Alas! the end was what might be expected of such goodness in so evil an age. A traitor arose among those he most favored. There was a youth named Ervigio, in whose veins ran the blood of former kings, and whom Wamba so loved and honored as to raise him to great authority in the kingdom. Ervigio was one of those who must be king or slave. Ambition made him forget all favors, and he determined to cast his royal benefactor from the throne. But he was not base enough to murder the good old man to whom he owed his greatness. It was enough if he could make him incapable of reigning,–as Wamba had done with Paul.

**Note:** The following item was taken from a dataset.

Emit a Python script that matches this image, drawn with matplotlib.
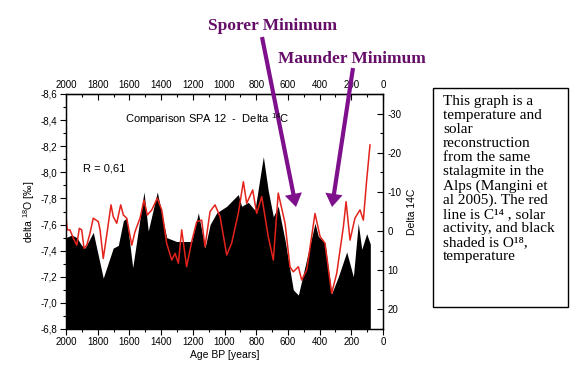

To accomplish this he gave the king a sleeping potion, and while he was under its influence had him tonsured,–that is, had the crown of his head shaved. He then proclaimed that this had been done at the wish of the king, who was weary of the throne. But whether or not, the law was strict. No matter how or why it was done, no man who had received the tonsure could ever again sit upon the Gothic throne. Fortunately for Ervigio, Wamba cared no more for the crown now than he had done at first, and when he came back to his senses he made little question of the base trick of his favorite, but cheerfully enough became a monk. The remaining seven years of his life he passed happily in withdrawal from a world into which he had been forced against his will.

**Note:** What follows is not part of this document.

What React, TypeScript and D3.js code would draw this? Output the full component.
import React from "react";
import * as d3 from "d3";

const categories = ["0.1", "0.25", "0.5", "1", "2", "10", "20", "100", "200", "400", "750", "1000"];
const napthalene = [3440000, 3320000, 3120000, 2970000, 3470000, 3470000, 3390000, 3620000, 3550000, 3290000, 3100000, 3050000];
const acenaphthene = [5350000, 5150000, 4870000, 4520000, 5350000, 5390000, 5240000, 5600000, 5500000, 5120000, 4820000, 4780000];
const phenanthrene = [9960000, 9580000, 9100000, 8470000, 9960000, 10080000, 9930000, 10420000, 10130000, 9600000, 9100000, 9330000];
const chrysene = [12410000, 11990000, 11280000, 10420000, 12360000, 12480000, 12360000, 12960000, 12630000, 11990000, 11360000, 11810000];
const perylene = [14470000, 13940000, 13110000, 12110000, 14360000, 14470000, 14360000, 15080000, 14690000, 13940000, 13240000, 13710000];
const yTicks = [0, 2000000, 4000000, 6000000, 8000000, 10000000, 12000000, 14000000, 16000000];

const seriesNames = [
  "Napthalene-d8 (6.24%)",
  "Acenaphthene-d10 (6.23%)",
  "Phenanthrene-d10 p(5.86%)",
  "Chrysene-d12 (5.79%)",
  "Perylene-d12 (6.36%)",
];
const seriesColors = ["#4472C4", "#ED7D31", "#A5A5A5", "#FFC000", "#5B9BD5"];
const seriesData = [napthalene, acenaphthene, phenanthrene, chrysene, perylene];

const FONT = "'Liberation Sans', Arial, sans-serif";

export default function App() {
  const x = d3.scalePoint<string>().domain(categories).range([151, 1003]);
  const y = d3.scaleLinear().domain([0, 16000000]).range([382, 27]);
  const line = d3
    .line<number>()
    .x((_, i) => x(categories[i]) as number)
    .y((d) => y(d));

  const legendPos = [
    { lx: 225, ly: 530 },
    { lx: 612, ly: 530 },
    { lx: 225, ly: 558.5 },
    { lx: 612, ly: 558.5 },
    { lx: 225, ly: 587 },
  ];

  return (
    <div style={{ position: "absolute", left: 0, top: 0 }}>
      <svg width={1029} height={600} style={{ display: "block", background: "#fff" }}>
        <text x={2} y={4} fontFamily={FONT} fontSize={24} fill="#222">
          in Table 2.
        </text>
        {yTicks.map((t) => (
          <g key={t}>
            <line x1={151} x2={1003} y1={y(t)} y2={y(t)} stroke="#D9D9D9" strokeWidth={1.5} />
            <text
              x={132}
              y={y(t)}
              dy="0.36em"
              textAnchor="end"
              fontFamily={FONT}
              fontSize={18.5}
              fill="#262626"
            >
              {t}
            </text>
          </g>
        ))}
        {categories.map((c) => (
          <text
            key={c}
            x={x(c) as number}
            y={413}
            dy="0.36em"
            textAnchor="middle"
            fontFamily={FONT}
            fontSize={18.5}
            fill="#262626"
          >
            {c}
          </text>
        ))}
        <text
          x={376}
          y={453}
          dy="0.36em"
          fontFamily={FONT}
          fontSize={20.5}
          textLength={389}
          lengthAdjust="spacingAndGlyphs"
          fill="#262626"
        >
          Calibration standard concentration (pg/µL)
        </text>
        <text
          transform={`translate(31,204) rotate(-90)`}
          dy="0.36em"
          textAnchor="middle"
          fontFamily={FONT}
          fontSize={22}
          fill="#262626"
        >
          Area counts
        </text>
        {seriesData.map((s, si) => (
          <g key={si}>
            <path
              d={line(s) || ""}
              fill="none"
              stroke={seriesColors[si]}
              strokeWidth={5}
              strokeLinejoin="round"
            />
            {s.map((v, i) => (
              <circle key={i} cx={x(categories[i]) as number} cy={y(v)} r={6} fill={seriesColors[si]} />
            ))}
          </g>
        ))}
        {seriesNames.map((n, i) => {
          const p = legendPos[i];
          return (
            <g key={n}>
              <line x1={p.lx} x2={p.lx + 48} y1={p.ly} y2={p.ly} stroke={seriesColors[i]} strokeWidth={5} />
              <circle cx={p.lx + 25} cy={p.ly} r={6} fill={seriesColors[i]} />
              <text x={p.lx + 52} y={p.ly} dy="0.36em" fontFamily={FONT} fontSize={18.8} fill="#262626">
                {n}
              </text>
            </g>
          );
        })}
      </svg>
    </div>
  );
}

But the people loved him, the good old man, and were not willing to accept the scheming Ervigio as their king unless he could prove his right to the throne. So, in the year 681, he called together a council of lords and bishops at Toledo, before whom he appeared with a great show of humility, bringing testimony to prove that Wamba had become monk at his own wish, when in peril of death. To this he added a document signed by Wamba, in which he abdicated the throne, and another in which he recommended Ervigio as his successor. For eight days the council considered the question. The documents might be false, but Wamba was a monk, and Ervigio was in power; so they chose him as king. The holy oil of consecration was poured upon his unholy head.
Thus it was that Wamba the husbandman first became king and afterwards monk. In all his stations–farmer, king, and monk–he acquitted himself well and worthily, and his name has come down to us from the mists of time as one of those rare men of whom we know little, but all that little good.